There are fees and expenses associated with mortgages that must be paid by the closing date for closing costs, and pre-paid items, in addition to the down payment. These amounts can vary according to the type of loan, mortgage company, customary practices of the area, and the terms of the contact.
According to Freddie Mac, the amounts could vary between 2-5% which is considerable. Most buyers want a more specific number and that can depend on the conditions mentioned previously.
For buyers, the largest amounts are loan origination fees which is usually one percent of the amount borrower, points paid by buyer which are one percent or more of the mortgage amount, owner’s title policy if paid by the buyer, and the pre-paid items mentioned above.
Certain types of mortgages allow the seller to pay specific closing costs for the buyer with full disclosure in the sales contract. For example, all the buyers’ closing costs can be paid by the seller for VA mortgages up to 4% of the sales price. FHA and USDA allow sellers to pay up to 6% of the sales price to be used for closing costs and pre-paid items.
For conventional loans, underwritten by Fannie Mae or Freddie Mac, sellers can contribute up to 3% if the down payment is less than 10% and up to 6% if the down payment is 10-25%.
Asking a seller to pay a buyer’s closing costs is tantamount to lowering the price of the home. In a highly competitive market, the seller may be less willing to pay a buyer’s closing cost than in a soft market.
Settlement dates affect the amount of pre-paid interest. Mortgage interest is paid in arrears, after the money has been used. The principal and interest portion of the payment is allocated to pay for the interest on the principal balance for the previous month and the remainder is applied to reduce the principal of the loan. Each succeeding payment has less going to interest and more going to principal until the loan is fully retired.
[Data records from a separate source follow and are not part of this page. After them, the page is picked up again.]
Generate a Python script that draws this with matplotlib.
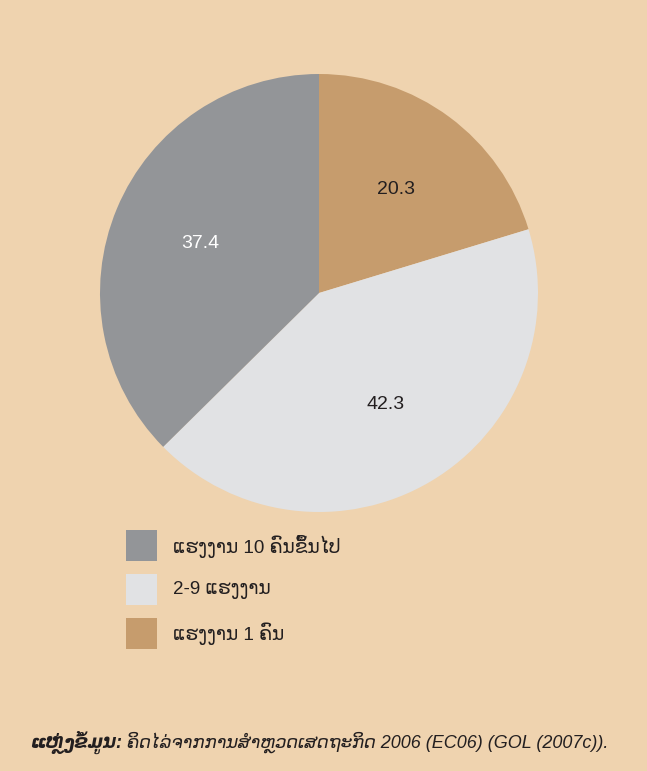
import matplotlib
matplotlib.use("Agg")
import matplotlib.pyplot as plt
from matplotlib.patches import Rectangle
import numpy as np

labels = ["ແຮງງານ 1 ຄົນ", "2-9 ແຮງງານ", "ແຮງງານ 10 ຄົນຂຶ້ນໄປ"]
values = [20.3, 42.3, 37.4]
colors = ["#C69C6D", "#E1E2E4", "#939598"]
label_colors = ["#231F20", "#231F20", "white"]
legend_order = [2, 1, 0]
source_head = "ແຫຼ່ງຂໍ້ມູນ:"
source_rest = " ຄິດໄລ່ຈາກການສຳຫຼວດເສດຖະກິດ 2006 (EC06) (GOL (2007c))."

bg = "#EFD3AF"
W, H = 647, 771
plt.rcParams['font.family'] = ['Liberation Sans', 'DejaVu Sans']
fig = plt.figure(figsize=(W / 100, H / 100), dpi=100, facecolor=bg)

cx, cy, r = 319, 293, 219
ax = fig.add_axes([(cx - r) / W, 1 - (cy + r) / H, 2 * r / W, 2 * r / H])
ax.set_facecolor(bg)
wedges, _ = ax.pie(values, colors=colors, startangle=90, counterclock=False,
                   wedgeprops=dict(linewidth=0))
ax.set_aspect('equal')
ax.set_xlim(-1, 1)
ax.set_ylim(-1, 1)
ax.axis('off')

ang0 = 90.0
for v, c in zip(values, label_colors):
    mid = np.deg2rad(ang0 - v * 3.6 / 2)
    ax.text(0.59 * np.cos(mid), 0.59 * np.sin(mid), f"{v:.1f}", ha='center', va='center',
            fontsize=14, color=c)
    ang0 -= v * 3.6

# legend drawn by hand
for k, i in enumerate(legend_order):
    top = 530 + 44 * k
    fig.add_artist(Rectangle((126 / W, 1 - (top + 31) / H), 31 / W, 31 / H,
                             transform=fig.transFigure, facecolor=colors[i], edgecolor='none'))
    fig.text(173 / W, 1 - (top + 16) / H, labels[i], fontsize=13.5, color="#231F20",
             ha='left', va='center')

t1 = fig.text(30 / W, 1 - 742 / H, source_head, fontsize=13, fontweight='bold',
              style='italic', color="#231F20", ha='left', va='center')
fig.canvas.draw()
bb = t1.get_window_extent()
fig.text(bb.x1 / W, 1 - 742 / H, source_rest, fontsize=13, style='italic',
         color="#231F20", ha='left', va='center')

fig.savefig("out.png", dpi=100, facecolor=bg)
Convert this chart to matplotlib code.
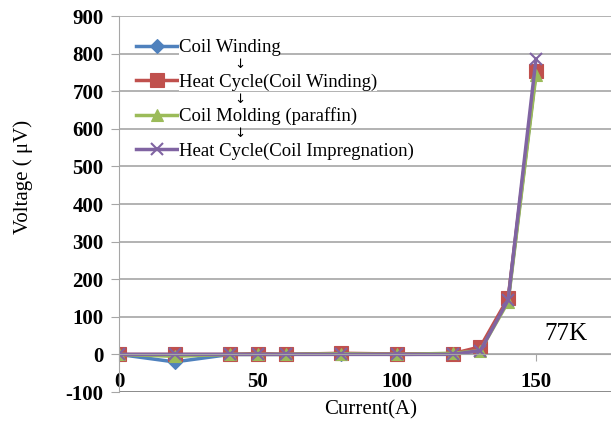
import matplotlib.pyplot as plt

plt.rcParams['font.family'] = ['Liberation Serif', 'DejaVu Serif']
plt.rcParams['axes.unicode_minus'] = False

current = [0, 20, 40, 50, 60, 80, 100, 120, 130, 140, 150]

coil_winding = [0, -20, 0, 0, 0, 2, 0, 1, 15, 145, 750]
heat_cycle_winding = [0, 0, 0, 2, 0, 3, 1, 2, 20, 150, 755]
coil_molding = [0, -5, 0, 0, 0, 2, 0, 3, 10, 140, 742]
heat_cycle_impreg = [0, 0, 0, 0, 0, 0, 0, 0, 10, 145, 785]

labels = ['Coil Winding', 'Heat Cycle(Coil Winding)',
          'Coil Molding (paraffin)', 'Heat Cycle(Coil Impregnation)']
colors = ['#4F81BD', '#C0504D', '#9BBB59', '#8064A2']
markers = ['D', 's', '^', 'x']
sizes = [7, 10, 8, 9]

yticks = list(range(-100, 1000, 100))
xticks = [0, 50, 100, 150]

fig = plt.figure(figsize=(6.11, 4.21), dpi=100)
ax = fig.add_axes([119 / 611, 29 / 421, 492 / 611, 376 / 421])

series = [coil_winding, heat_cycle_winding, coil_molding, heat_cycle_impreg]
for vals, lab, c, m, s in zip(series, labels, colors, markers, sizes):
    ax.plot(current, vals, color=c, marker=m, markersize=s, linewidth=2.5,
            label=lab, markeredgewidth=1.5 if m == 'x' else 0.8)

ax.set_xlim(0, 177)
ax.set_ylim(-100, 900)
ax.set_yticks(yticks)
ax.set_xticks(xticks)

# gridlines; the lowest one is the darker plot-area border
for y in yticks:
    if y == -100:
        ax.axhline(y, color='#808080', linewidth=2, zorder=0)
    else:
        ax.axhline(y, color='#a6a6a6', linewidth=1.2, zorder=0)

ax.spines['right'].set_visible(False)
ax.spines['top'].set_visible(False)
ax.spines['left'].set_color('#a6a6a6')
ax.spines['bottom'].set_position(('data', 0))
ax.spines['bottom'].set_color('#a6a6a6')
ax.tick_params(axis='y', length=6, color='#a6a6a6', labelsize=15, pad=5)
ax.tick_params(axis='x', length=5, color='#a6a6a6', labelsize=15, pad=8)
for t in ax.get_xticklabels() + ax.get_yticklabels():
    t.set_fontweight('bold')

ax.set_xlabel('Current(A)', fontsize=15)
ax.xaxis.set_label_coords(0.512, -0.022)
ax.set_ylabel('Voltage ( μV)', fontsize=15)
ax.yaxis.set_label_coords(-0.175, 0.572)

ax.text(0.865, 0.155, '77K', transform=ax.transAxes, fontsize=18, va='center')

leg = ax.legend(loc='upper left', bbox_to_anchor=(0.02, 0.958), frameon=False,
                fontsize=13.5, handlelength=2.2, handletextpad=0.05,
                labelspacing=0.9, borderaxespad=0)
for t in leg.get_texts():
    t.set_bbox(dict(facecolor='white', edgecolor='none', pad=0))

# arrows between the legend entries, centred in the gaps
fig.canvas.draw()
boxes = [t.get_window_extent() for t in leg.get_texts()]
inv = ax.transAxes.inverted()
for upper, lower in zip(boxes[:-1], boxes[1:]):
    mid = (upper.y0 + lower.y1) / 2
    ya = inv.transform((0, mid))[1]
    ax.text(0.246, ya, '↓', transform=ax.transAxes, fontsize=9.5,
            family='DejaVu Sans', ha='center', va='center')

fig.savefig('out.png', dpi=100)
When a buyer closes on the sale of a home, the first payment will not be due until first of the month following the next full month after closing. The buyer is also responsible for interest from the funding date, usually at closing. This amount is usually reflected on the buyer’s closing statement, as interest to the end of the month. It pre-pays the interest from closing until the next first of the month.
If the buyer closed on the 2nd of the month, the pre-paid interest would be far greater than if the buyer had closed on the last day of the month. To minimize this out of pocket expense, many times closings will be scheduled toward the end of the month.
Another large buyer’s closing cost is property insurance. The lender will require that the home be insured for at least the amount of the mortgage being borrowed. Insurance must be paid for in advance, usually at closing. In addition to the annual premium, the lender may require an escrow account be established to collect 1/12 of the annual property taxes and property insurance to be paid with the payment so there is enough money in the account to pay them when they are due.
When setting up the account, the lender may require an additional two months of reserves for the insurance to be renewed in advance of the policy expiring.
The amount of reserves for the taxes depends on when the taxes must be paid. At closing, the seller will credit the buyer with the amount of taxes from January 1 to the closing date since taxes are also paid in arrears. The lender will probably have the buyer pay two to three months’ taxes additionally at closing so the tax bill can also be paid before it is due. Some states give the taxpayer a discount for paying them in advance.
Your real estate agent will be able to give you an estimate of closing costs that should prepare you to purchase a home. The lender is required by law to supply you with a Loan Estimate within three days of receiving your loan application.
A Closing Disclosure will provide the final details of the mortgage loan you have selected. It includes loan terms, estimated monthly payment, and the fees and other costs incurred with the mortgage. You must receive it three business days before you close on the mortgage loan so that you can compare it with the Loan Estimate.